- What are bio-identical or natural hormones?
- How do I get Bio-identical Hormones?
- Once I get my prescription where do I get it filled?
- What is a compounding pharmacy?
- How do I take bio-identical hormones?
- Where do bio-identical hormones come from?
- Aren’t they also “synthetic” if they are made in a lab?
- Where do bio-identical hormones come from?
- Will my insurance cover the cost of bio-identical hormones?
- How will the medical provider know what dose to prescribe for me?
What are bio-identical or natural hormones?
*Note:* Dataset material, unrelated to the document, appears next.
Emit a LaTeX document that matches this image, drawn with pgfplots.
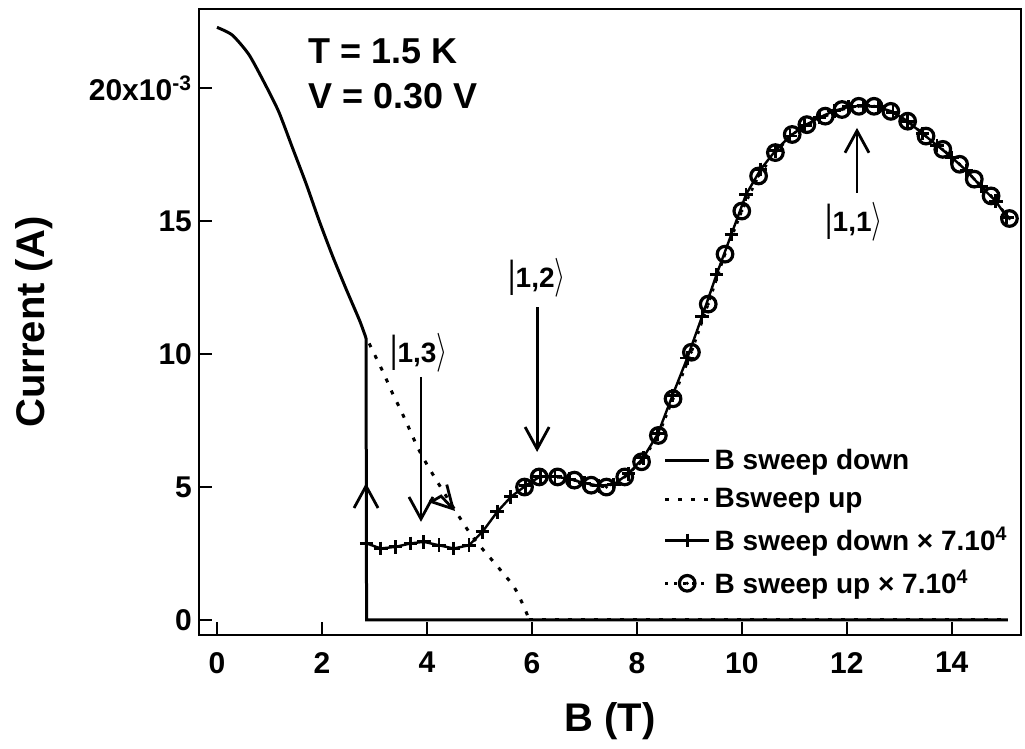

They are hormones identical in molecular structure to those the body produces, and in their physiologic amounts. When we “replace” deficient levels of hormones in the body it makes the best sense to replace the exact hormone that is deficient, not a synthetic, altered version of that hormone like ones coming from horse urine. The hormones we most commonly use are Estradiol, Progesterone, Testosterone, and DHEA.
How do I get Bio-identical Hormones?
Besides low potency progesterone creams that are available over the counter, Bio-Identical hormones must be prescribed by a medical provider.
Once I get my prescription where do I get it filled?
Bio-identical hormones are not available at any pharmacy. They are only available at a compounding pharmacy. This is because the ingredients are naturally derived and it is impossible for a manufacturer to obtain a patent on these substances. Without a patent it is unlikely that a manufacturer will go to the expense of obtaining these products for marketing and sales. Therefore, bio-identical hormones must be individually prepared for you by a compounding pharmacist.
What is a compounding pharmacy?
It is actually one of the oldest types of pharmacies in the world, basically an apothecary with a pharmacist trained in these formulations. They prepare the hormones from pure ingredients on the order of a medical provider. The pharmacist and provider work closely together to create just the right dosage and strength for you, the patient.
How do I take bio-identical hormones?
There are many different formulations and methods in which compounded hormones can be made. Each method has advantages for different uses. Most commonly they are prepared as transdermal creams, but can also be formulation in oral forms, suppositories or troches (a type of lozenge), and pellets.
Where do bio-identical hormones come from?
The hormones are termed “bio-identical” or “natural” because they are identical to the hormones in the body. They are often derived from natural sources-like soybeans or yams, but this is not universal. They still have to be converted chemically in a lab to create the hormones that are identical and indistinguishable from the body’s own and ones which the body is able to metabolize properly.
Aren’t they also “synthetic” if they are made in a lab?
Bio-identical hormones are natural in the sense that they are biologically identical to the molecular structure and function of the hormones in your body. Other manufactured hormones are considered “synthetic” because they are chemically altered forms of the body’s own natural hormones.
Will my insurance cover the cost of bio-identical hormones?
These bio-identical hormones are compounded by the pharmacist for each individual patient and are not, therefore, mass-produced like many pharmaceuticals. However, most insurance companies will reimburse a portion of the cost to the patient. It is best to call your insurance company in advance to confirm your specific benefits. Additionally, you may use your flexible spending account to reimburse you for your prescriptions.
Are bio-identical hormones FDA approved?
The Food and Drug Act of 1938 contains specific information about the approval process, with the expressed intention of not interfering with a doctor’s ability to treat his or her patient. “The FDA cannot approve or disprove of how a legally marketed drug is used by a physician in practice. The agency approves of what the manufacturer may recommend about uses in its labeling (package insert) and advertising.” (JAMA 1984;252:1054-5). Therefore, the physician and/or medical provider has the ultimate responsibility for judging the appropriateness of a medication for his or her patients.
How will the medical provider know what dose to prescribe for me?
Every patient is an individual and therefore treated differently. Every patient undergoes blood and/or salivary testing to determine their baseline hormone levels. Based on these lab studies (and the patient’s medical history and symptoms) an initial dose is prescribed. Doses are then slowly adjusted until the patient’s symptoms are under control and their lab studies show them to be at an optimal level. Performing lab tests takes the guesswork out of prescribing hormones and also allows for routine monitoring.